Stage 5: Monte Carlo Simulation

  • Action: Resample the trade history thousands of times to simulate different possible sequences of returns.
  • Goal: Stress-test the strategy's path dependency and assess the probability of hitting a certain drawdown.
  • Example: "What is the probability of a >30% drawdown over a 5-year period?"
  • Output: Distribution of potential outcomes, probability of ruin, expected max drawdown.

Stage 6: Slippage and Commission Modeling

  • Action: Re-run the backtest with realistic transaction costs (e.g., 0.05% per trade for slippage + commissions).
  • Goal: Ensure the strategy's edge is not consumed by trading friction. High-frequency strategies are particularly sensitive to this.
  • Rule: If the strategy is not profitable after costs, it has no real-world edge.
  • Output: Net performance metrics after costs.

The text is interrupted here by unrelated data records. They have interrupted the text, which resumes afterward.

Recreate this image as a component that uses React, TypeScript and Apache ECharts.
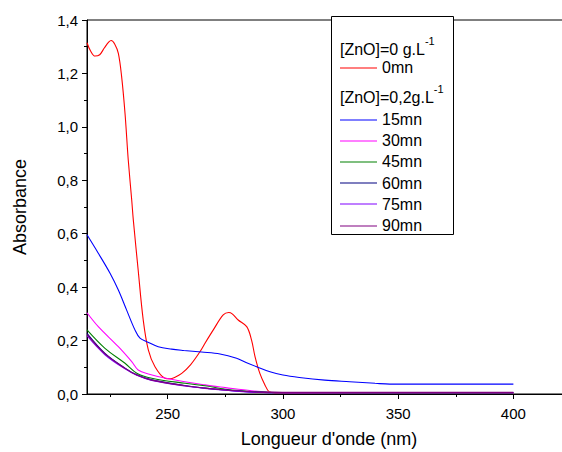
import { useEffect, useRef } from 'react';
import * as echarts from 'echarts';

// ---- data ----
const seriesNames = ['0mn', '15mn', '30mn', '45mn', '60mn', '75mn', '90mn'];
const seriesColors = ['#ff0000', '#0000ff', '#ff00ff', '#008000', '#000080', '#8000ff', '#800080'];
const legendHeaders = ['[ZnO]=0 g.L', '[ZnO]=0,2g.L'];
const legendSup = '-1';

const xTickLabels = [250, 300, 350, 400];
const xMinorTicks = [225, 275, 325, 375, 425];
const yTickLabels = [0, 0.2, 0.4, 0.6, 0.8, 1.0, 1.2, 1.4];

const wl0 = [215, 216.5, 218.5, 220.5, 222.5, 224.5, 225.5, 227, 228.6, 230, 231.5, 232.9, 234.4, 235.1, 237.2, 239.4, 241.6, 244.5, 248.8, 251, 253, 256.1, 260, 264, 266.2, 269.8, 274.1, 276.5, 278, 280.6, 284.3, 286.4, 287.9, 290, 292.2, 294, 297, 310, 350, 400];
const abs0 = [1.315, 1.285, 1.265, 1.27, 1.295, 1.318, 1.323, 1.31, 1.275, 1.19, 1.05, 0.876, 0.726, 0.651, 0.464, 0.277, 0.165, 0.102, 0.059, 0.057, 0.062, 0.077, 0.11, 0.158, 0.19, 0.24, 0.296, 0.305, 0.3, 0.277, 0.252, 0.202, 0.14, 0.077, 0.034, 0.009, 0.004, 0.003, 0.003, 0.003];

const wl15 = [215, 219.9, 225, 228.6, 232.2, 235.8, 238, 240.9, 245.9, 251.7, 257, 264.7, 272.7, 279.9, 284, 288.6, 294.4, 300, 307.1, 318.2, 329, 340, 346.4, 400];
const abs15 = [0.596, 0.527, 0.452, 0.389, 0.314, 0.24, 0.209, 0.196, 0.177, 0.168, 0.163, 0.157, 0.15, 0.134, 0.118, 0.102, 0.083, 0.071, 0.062, 0.052, 0.046, 0.04, 0.037, 0.037];

const wl30 = [215, 219.9, 228.6, 234.4, 237.2, 241.6, 250.3, 266.2, 275, 286.4, 296.5, 310, 400];
const abs30 = [0.304, 0.252, 0.177, 0.121, 0.09, 0.075, 0.057, 0.034, 0.024, 0.012, 0.006, 0.004, 0.004];

const wlLow = [215, 222.8, 231.5, 236.6, 243.1, 257.5, 266.2, 275, 289, 300, 400];
const abs45 = [0.24, 0.171, 0.115, 0.078, 0.059, 0.04, 0.031, 0.018, 0.008, 0.005, 0.004];
const abs60 = [0.227, 0.152, 0.097, 0.072, 0.053, 0.032, 0.022, 0.015, 0.007, 0.005, 0.005];
const abs75 = [0.218, 0.147, 0.094, 0.07, 0.051, 0.03, 0.021, 0.014, 0.006, 0.005, 0.005];
const abs90 = [0.222, 0.15, 0.096, 0.071, 0.052, 0.031, 0.022, 0.015, 0.007, 0.006, 0.006];

const seriesX = [wl0, wl15, wl30, wlLow, wlLow, wlLow, wlLow];
const seriesY = [abs0, abs15, abs30, abs45, abs60, abs75, abs90];

const FONT = 'Arial, "Liberation Sans", sans-serif';

function buildLegend() {
  const els: any[] = [];
  const bx = 331.5, by = 16.5, bw = 122, bh = 218;
  els.push({ type: 'rect', shape: { x: bx, y: by, width: bw, height: bh }, style: { fill: '#fff', stroke: '#000', lineWidth: 1 }, z: 100 });
  const header = (txt: string, y: number) => ({
    type: 'text', x: 340, y, z: 101,
    style: {
      text: `{b|${txt}}{s|${legendSup}}`, verticalAlign: 'middle', align: 'left',
      rich: {
        b: { fontSize: 16, fontFamily: FONT, fill: '#000', lineHeight: 22, verticalAlign: 'bottom' },
        s: { fontSize: 11, fontFamily: FONT, fill: '#000', lineHeight: 22, verticalAlign: 'top' },
      },
    },
  });
  const item = (i: number, y: number) => {
    const ly = Math.round(y);
    els.push({ type: 'line', shape: { x1: 340, y1: ly, x2: 377, y2: ly }, style: { stroke: seriesColors[i], lineWidth: 1.2 }, z: 101 });
    els.push({ type: 'text', x: 382, y, z: 101, style: { text: seriesNames[i], fontSize: 16, fontFamily: FONT, fill: '#000', verticalAlign: 'middle', align: 'left' } });
  };
  els.push(header(legendHeaders[0], 46));
  item(0, 67.5);
  els.push(header(legendHeaders[1], 94));
  for (let i = 1; i < seriesNames.length; i++) item(i, 119.5 + (i - 1) * 21.2);
  return els;
}

export default function App() {
  const ref = useRef<HTMLDivElement>(null);
  useEffect(() => {
    const chart = echarts.init(ref.current!, null, { renderer: 'svg' });
    const axisLineStyle = { color: '#000', width: 1 };
    chart.setOption({
      animation: false,
      backgroundColor: '#fff',
      grid: {
        left: 87, top: 20, width: 484, height: 374, show: true, borderColor: '#000', borderWidth: 1,
        backgroundColor: 'transparent', containLabel: false, outerBoundsMode: 'none',
      },
      xAxis: [
        {
          type: 'value', min: 215, max: 425, position: 'bottom',
          axisLine: { show: true, lineStyle: axisLineStyle },
          axisTick: { show: true, length: 5, customValues: xTickLabels, lineStyle: axisLineStyle },
          axisLabel: { customValues: xTickLabels, fontSize: 15, fontFamily: FONT, color: '#000', margin: 12 },
          splitLine: { show: false },
          name: "Longueur d'onde (nm)", nameLocation: 'middle', nameGap: 36,
          nameTextStyle: { fontSize: 18, fontFamily: FONT, color: '#000' },
        },
        {
          type: 'value', min: 215, max: 425, position: 'bottom',
          axisLine: { show: false },
          axisTick: { show: true, length: 3, customValues: xMinorTicks, lineStyle: axisLineStyle },
          axisLabel: { show: false },
          splitLine: { show: false },
        },
      ],
      yAxis: {
        type: 'value', min: 0, max: 1.4, interval: 0.2,
        axisLine: { show: true, lineStyle: axisLineStyle },
        axisTick: { show: true, length: 5, lineStyle: axisLineStyle },
        minorTick: { show: true, splitNumber: 2, length: 3, lineStyle: axisLineStyle },
        axisLabel: {
          fontSize: 15, fontFamily: FONT, color: '#000', margin: 9,
          formatter: (v: number) => (yTickLabels.some((t) => Math.abs(t - v) < 1e-6) ? v.toFixed(1).replace('.', ',') : ''),
        },
        splitLine: { show: false },
        name: 'Absorbance', nameLocation: 'middle', nameGap: 58,
        nameTextStyle: { fontSize: 18, fontFamily: FONT, color: '#000' },
      },
      series: seriesNames.map((name, i) => ({
        name, type: 'line', xAxisIndex: 0,
        data: seriesX[i].map((x, j) => [x, seriesY[i][j]]),
        showSymbol: false, symbol: 'none', smooth: 0.35,
        lineStyle: { color: seriesColors[i], width: 1.1 },
        itemStyle: { color: seriesColors[i] },
      })),
      graphic: buildLegend(),
    });
    return () => chart.dispose();
  }, []);
  return (
    <div style={{ position: 'fixed', left: 0, top: 0, width: 562, height: 452, overflow: 'hidden', background: '#fff' }}>
      <div ref={ref} style={{ width: 580, height: 452 }} />
    </div>
  );
}
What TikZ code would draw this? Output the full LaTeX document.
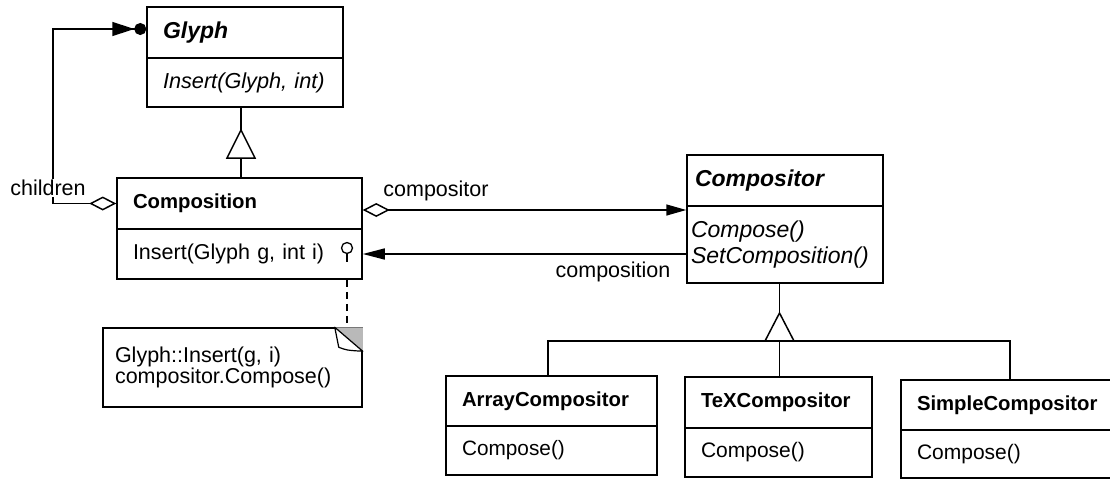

Stage 7: Walk-Forward Optimization

  • Action: A more advanced form of OOS testing. Optimize parameters on a rolling window of data, then test on the subsequent window.
  • Example: Optimize on 2020-2022 data, test on 2023. Then, optimize on 2021-2023 data, test on 2024.
  • Goal: Simulate how the strategy would have been adapted and traded in real-time. This is the gold standard for avoiding lookahead bias.
  • Output: A series of OOS performance reports, stitched together to form an equity curve.

Common Biases to Avoid

  • Lookahead Bias: Using information that would not have been available at the time of the trade (e.g., using closing prices to make a decision at the open).
  • Survivorship Bias: Using a dataset that excludes companies that have gone bankrupt or been delisted. Always use a high-quality, survivorship-bias-free dataset.
  • Overfitting (Curve-Fitting): Finding a complex set of rules and parameters that perfectly fits historical data but fails on new data. Parameter robustness testing is the primary defense.
  • Data Snooping: Repeatedly testing different hypotheses on the same dataset until one looks good by random chance.

Final Assessment

A strategy is considered potentially viable for live trading only if it passes all 7 stages:

  1. Clear hypothesis.
  2. Shows initial promise.
  3. Profitable across a plateau of parameters.
  4. Performs well on out-of-sample data.
  5. Survives Monte Carlo stress tests.
  6. Profitable after costs.
  7. Generates a positive walk-forward equity curve.

If a strategy fails at any stage, it is considered invalid, and the process should restart from Stage 1 with a new or revised hypothesis.